(begin)
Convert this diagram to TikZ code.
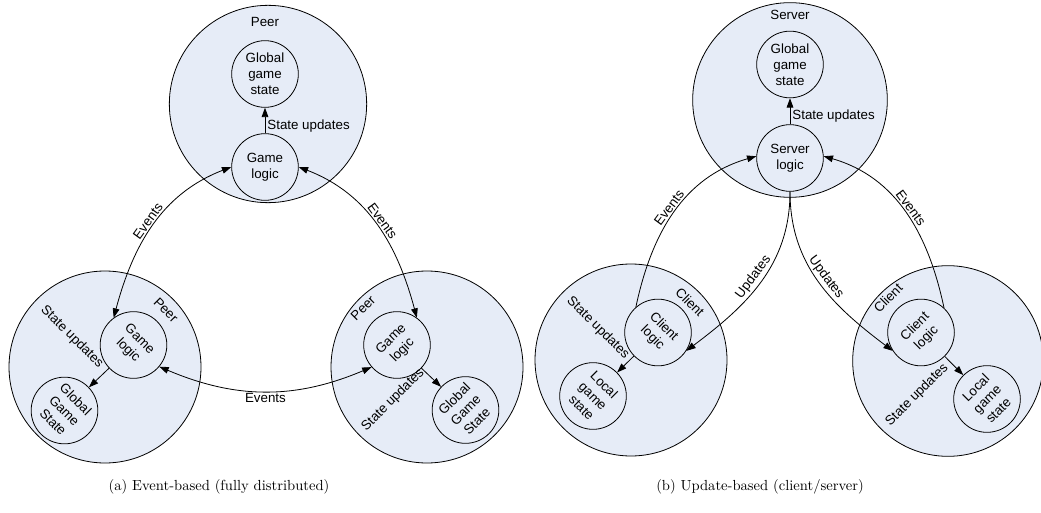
\documentclass[tikz,border=0pt]{standalone}
\usepackage{fontspec}
\newfontfamily\diagfont{Liberation Sans}
\usetikzlibrary{arrows.meta}
\definecolor{bubble}{RGB}{230,236,247}
\begin{document}
\begin{tikzpicture}[x=0.75pt,y=0.75pt,
  host/.style={circle,draw,fill=bubble,line width=0.6pt,inner sep=0pt},
  part/.style={circle,draw,fill=bubble,line width=0.6pt,minimum size=50pt,inner sep=0pt,
    align=center,font=\diagfont\fontsize{10}{12}\selectfont},
  tag/.style={font=\diagfont\fontsize{10}{12}\selectfont,inner sep=1.5pt},
  flow/.style={line width=0.6pt,-{Triangle[length=7pt,width=5pt]}},
  dflow/.style={line width=0.6pt,{Triangle[length=7pt,width=5pt]}-{Triangle[length=7pt,width=5pt]}},
  subcap/.style={font=\fontsize{10.95}{13}\selectfont,inner sep=0pt}]
\useasboundingbox (0,0) rectangle (1041,-513);

% ---------- (a) event-based ----------
\node[host,minimum size=148pt] (peerT) at (268,-104) {};
\node[host,minimum size=144pt] (peerL) at (105,-367) {};
\node[host,minimum size=144pt] (peerR) at (427,-367) {};

\node[tag] (peerTname) at (265,-22) {Peer};
\node[tag,rotate=-45] (peerLname) at (166,-310) {Peer};
\node[tag,rotate=45] (peerRname) at (363,-308) {Peer};

\node[part] (stateT) at (265,-74) {Global\\game\\state};
\node[part] (logicT) at (265,-167) {Game\\logic};
\node[part,rotate=-45] (logicL) at (133.5,-345) {Game\\logic};
\node[part,rotate=-45] (stateL) at (64.5,-410.5) {Global\\Game\\State};
\node[part,rotate=45] (logicR) at (397,-345) {Game\\logic};
\node[part,rotate=45] (stateR) at (465.5,-410) {Global\\Game\\State};

\draw[flow] (logicT) -- node[tag,right,pos=0.3] (updT) {State updates} (stateT);
\draw[flow] (logicL) -- (stateL);
\node[tag,rotate=-45] (updL) at (72,-337) {State updates};
\draw[flow] (logicR) -- (stateR);
\node[tag,rotate=45] (updR) at (393,-400) {State updates};

\draw[dflow] (logicT.180) to[out=201,in=75]
  node[tag,sloped,above] (evL) {Events} (logicL.171);
\draw[dflow] (logicT.0) to[out=-21,in=105]
  node[tag,sloped,above] (evR) {Events} (logicR.9);
\draw[dflow] (logicL.5) to[out=-23,in=203]
  node[tag,below] (evB) {Events} (logicR.176);

\node[subcap] (capA) at (219,-487) {(a) Event-based (fully distributed)};

% ---------- (b) update-based ----------
\node[host,minimum size=146pt] (server) at (790,-100) {};
\node[host,minimum size=144pt] (clientL) at (631,-360) {};
\node[host,minimum size=143pt] (clientR) at (948,-361) {};

\node[tag] (serverName) at (790,-15) {Server};
\node[tag,rotate=-45] (clientLname) at (690,-302) {Client};
\node[tag,rotate=45] (clientRname) at (888,-298) {Client};

\node[part] (stateS) at (790,-64.5) {Global\\game\\state};
\node[part] (logicS) at (790,-158) {Server\\logic};
\node[part,rotate=-45] (logicCL) at (658,-332.5) {Client\\logic};
\node[part,rotate=-45] (stateCL) at (593,-396) {Local\\game\\state};
\node[part,rotate=45] (logicCR) at (921,-332.5) {Client\\logic};
\node[part,rotate=45] (stateCR) at (987,-399) {Local\\game\\state};

\draw[flow] (logicS) -- node[tag,right,pos=0.3] (updS) {State updates} (stateS);
\draw[flow] (logicCL) -- (stateCL);
\node[tag,rotate=-45] (updCL) at (598,-328) {State updates};
\draw[flow] (logicCR) -- (stateCR);
\node[tag,rotate=45] (updCR) at (917,-395) {State updates};

\draw[flow] (logicCL.176.7) to[out=78,in=196]
  node[tag,sloped,above] (evCL) {Events} (logicS.177);
\draw[flow] (logicCR.2) to[out=102,in=-16]
  node[tag,sloped,above] (evCR) {Events} (logicS.3);
\draw[flow] (logicS.south) to[out=270,in=37]
  node[tag,sloped,above] (upCL) {Updates} (logicCL.12.4);
\draw[flow] (logicS.south) to[out=270,in=143]
  node[tag,sloped,above] (upCR) {Updates} (logicCR.168.5);

\node[subcap] (capB) at (760,-487) {(b) Update-based (client/server)};
\end{tikzpicture}
\end{document}
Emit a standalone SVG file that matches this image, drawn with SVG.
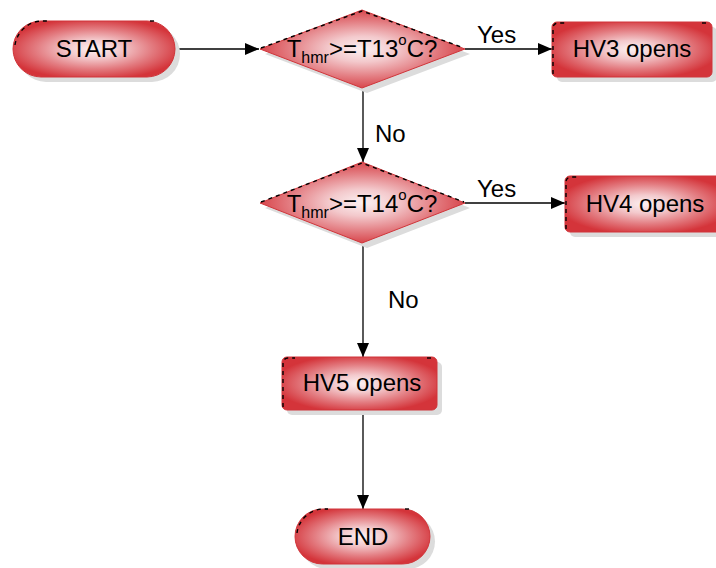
(end)
Objective:
Leave out the pictures and transcribe everything else exactly.

Correct answer:
Convert this diagram to TikZ code.
\documentclass[tikz,border=0pt]{standalone}
\usepackage{fontspec}
\newfontfamily\diagfont{Liberation Sans}
\usetikzlibrary{arrows.meta}
\definecolor{bubble}{RGB}{230,236,247}
\begin{document}
\begin{tikzpicture}[x=0.75pt,y=0.75pt,
  host/.style={circle,draw,fill=bubble,line width=0.6pt,inner sep=0pt},
  part/.style={circle,draw,fill=bubble,line width=0.6pt,minimum size=50pt,inner sep=0pt,
    align=center,font=\diagfont\fontsize{10}{12}\selectfont},
  tag/.style={font=\diagfont\fontsize{10}{12}\selectfont,inner sep=1.5pt},
  flow/.style={line width=0.6pt,-{Triangle[length=7pt,width=5pt]}},
  dflow/.style={line width=0.6pt,{Triangle[length=7pt,width=5pt]}-{Triangle[length=7pt,width=5pt]}},
  subcap/.style={font=\fontsize{10.95}{13}\selectfont,inner sep=0pt}]
\useasboundingbox (0,0) rectangle (1041,-513);

% ---------- (a) event-based ----------
\node[host,minimum size=148pt] (peerT) at (268,-104) {};
\node[host,minimum size=144pt] (peerL) at (105,-367) {};
\node[host,minimum size=144pt] (peerR) at (427,-367) {};

\node[tag] (peerTname) at (265,-22) {Peer};
\node[tag,rotate=-45] (peerLname) at (166,-310) {Peer};
\node[tag,rotate=45] (peerRname) at (363,-308) {Peer};

\node[part] (stateT) at (265,-74) {Global\\game\\state};
\node[part] (logicT) at (265,-167) {Game\\logic};
\node[part,rotate=-45] (logicL) at (133.5,-345) {Game\\logic};
\node[part,rotate=-45] (stateL) at (64.5,-410.5) {Global\\Game\\State};
\node[part,rotate=45] (logicR) at (397,-345) {Game\\logic};
\node[part,rotate=45] (stateR) at (465.5,-410) {Global\\Game\\State};

\draw[flow] (logicT) -- node[tag,right,pos=0.3] (updT) {State updates} (stateT);
\draw[flow] (logicL) -- (stateL);
\node[tag,rotate=-45] (updL) at (72,-337) {State updates};
\draw[flow] (logicR) -- (stateR);
\node[tag,rotate=45] (updR) at (393,-400) {State updates};

\draw[dflow] (logicT.180) to[out=201,in=75]
  node[tag,sloped,above] (evL) {Events} (logicL.171);
\draw[dflow] (logicT.0) to[out=-21,in=105]
  node[tag,sloped,above] (evR) {Events} (logicR.9);
\draw[dflow] (logicL.5) to[out=-23,in=203]
  node[tag,below] (evB) {Events} (logicR.176);

\node[subcap] (capA) at (219,-487) {(a) Event-based (fully distributed)};

% ---------- (b) update-based ----------
\node[host,minimum size=146pt] (server) at (790,-100) {};
\node[host,minimum size=144pt] (clientL) at (631,-360) {};
\node[host,minimum size=143pt] (clientR) at (948,-361) {};

\node[tag] (serverName) at (790,-15) {Server};
\node[tag,rotate=-45] (clientLname) at (690,-302) {Client};
\node[tag,rotate=45] (clientRname) at (888,-298) {Client};

\node[part] (stateS) at (790,-64.5) {Global\\game\\state};
\node[part] (logicS) at (790,-158) {Server\\logic};
\node[part,rotate=-45] (logicCL) at (658,-332.5) {Client\\logic};
\node[part,rotate=-45] (stateCL) at (593,-396) {Local\\game\\state};
\node[part,rotate=45] (logicCR) at (921,-332.5) {Client\\logic};
\node[part,rotate=45] (stateCR) at (987,-399) {Local\\game\\state};

\draw[flow] (logicS) -- node[tag,right,pos=0.3] (updS) {State updates} (stateS);
\draw[flow] (logicCL) -- (stateCL);
\node[tag,rotate=-45] (updCL) at (598,-328) {State updates};
\draw[flow] (logicCR) -- (stateCR);
\node[tag,rotate=45] (updCR) at (917,-395) {State updates};

\draw[flow] (logicCL.176.7) to[out=78,in=196]
  node[tag,sloped,above] (evCL) {Events} (logicS.177);
\draw[flow] (logicCR.2) to[out=102,in=-16]
  node[tag,sloped,above] (evCR) {Events} (logicS.3);
\draw[flow] (logicS.south) to[out=270,in=37]
  node[tag,sloped,above] (upCL) {Updates} (logicCL.12.4);
\draw[flow] (logicS.south) to[out=270,in=143]
  node[tag,sloped,above] (upCR) {Updates} (logicCR.168.5);

\node[subcap] (capB) at (760,-487) {(b) Update-based (client/server)};
\end{tikzpicture}
\end{document}
Emit a standalone SVG file that matches this image, drawn with SVG.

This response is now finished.